Hasting’s Dictionary of the Apostolic Church, Vol 2, p. 496, states that there is “very slight evidence on which to reject so precise a statement as Justin makes; a statement he would scarcely have hazarded in an apology addressed to Rome, where every person had the means of ascertaining its accuracy. If he made a mistake, it must have been at once exposed, and other writers would not have frequently repeated the story as they have done.” At the time of Claudius, it was illegal to erect a statue to any man as a god or greatly honored person unless the permission of the Emperor and the Senate had been secured. The statue was still standing in Justin’s day (152 A.D.), people were still giving regard to it. There are many other accounts of Simon’s traveling to Rome and becoming one of the great gods to the city and to the people of Rome. There are records which show that Simon “prophesies that Rome will be the scene of his crowning glory, when he will be adored as a god” Dictionary of Religion & Ethics, Vol. 11, p. 522). Simon Peter NOT With Simon Magus in Rome.

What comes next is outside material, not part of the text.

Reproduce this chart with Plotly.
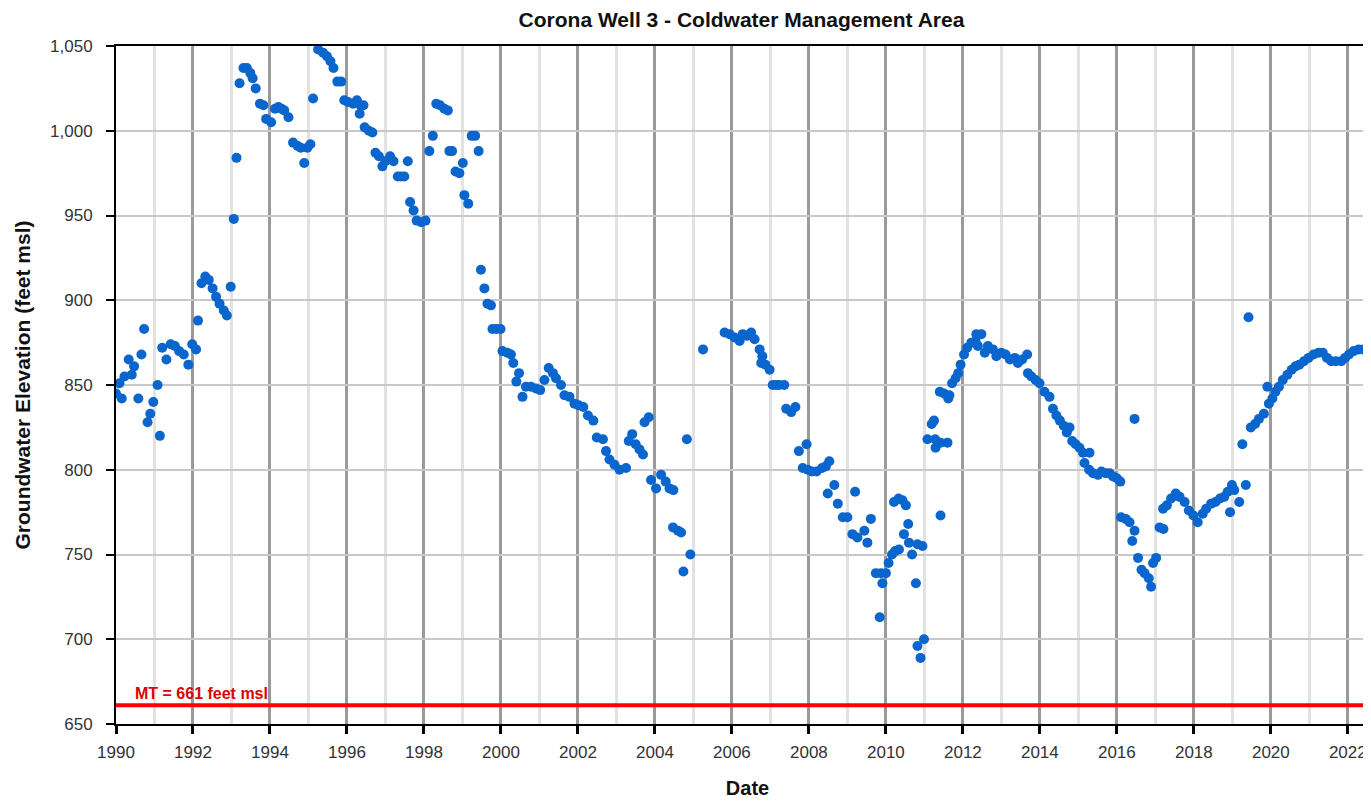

It can be Biblically shown that the Apostle Peter the Apostle was NEVER in Rome as the Catholic Church claims. It was NOT Simon Peter who went to Rome to become Apostle to the Gentiles, but the SIMON in Rome was SIMON MAGUS. That Peter the Apostle was not with Simon Magus. The “Stone” over which, the Church of Jesus Christ was founded was not the Apostle Peter – as the they want it to be understood – but Jesus Christ, the Son of God Himself.
Continuing with the Encyclopedia Biblica about Justin’s reference to SIMON MAGUS: “One part of this tradition — that about Simon’s presence in Rome — he [Justin] found himself able to accept [in fact he held it to be confirmed by the statue, which he brought into connection with Simon]; the other — that about Peter’s presence in Rome — he was unable to accept” (col. 4555).Of course Justin was unable to accept the latter teaching. The fact is, Simon Peter was NOT in Rome. It was another Simon who went there — SIMON MAGUS, the one bringing “Christianity” to them in the guise of the old Babylonian mystery religions. Simon came to Rome with the grand idea of e establishing a UNIVERSAL RELIGION in the NAME of Christianity and, what is remarkable, he did just that.
But, how did Simon Magus become later confuse with Simon Peter and how he cleverly brought into “Christianity” the mystery religions of Babylon. The Apostle Peter Was NOT The First Pope of the Catholic Church. Here are TEN solid, Biblical proofs that Peter was not at Rome. Mark each in your Bible and understand them well, so YOU will not be deceived.
THE PRIMACY of the Roman Catholic Church depends upon one fundamental doctrine: the claim that Peter was the first Bishop of Rome and the founder of the Roman Church. The teaching of Catholic historians tells us that Simon Peter went to Rome at the same time as Simon Magus in order to thwart his evils. This was during the reign of Claudius. After successfully combating the Magus, they tell us, Peter assumed the Roman bishopric and ruled it until the Neronian persecutions of 68 A.D., during which Peter was supposed to have been crucified upside down on Vatican hill.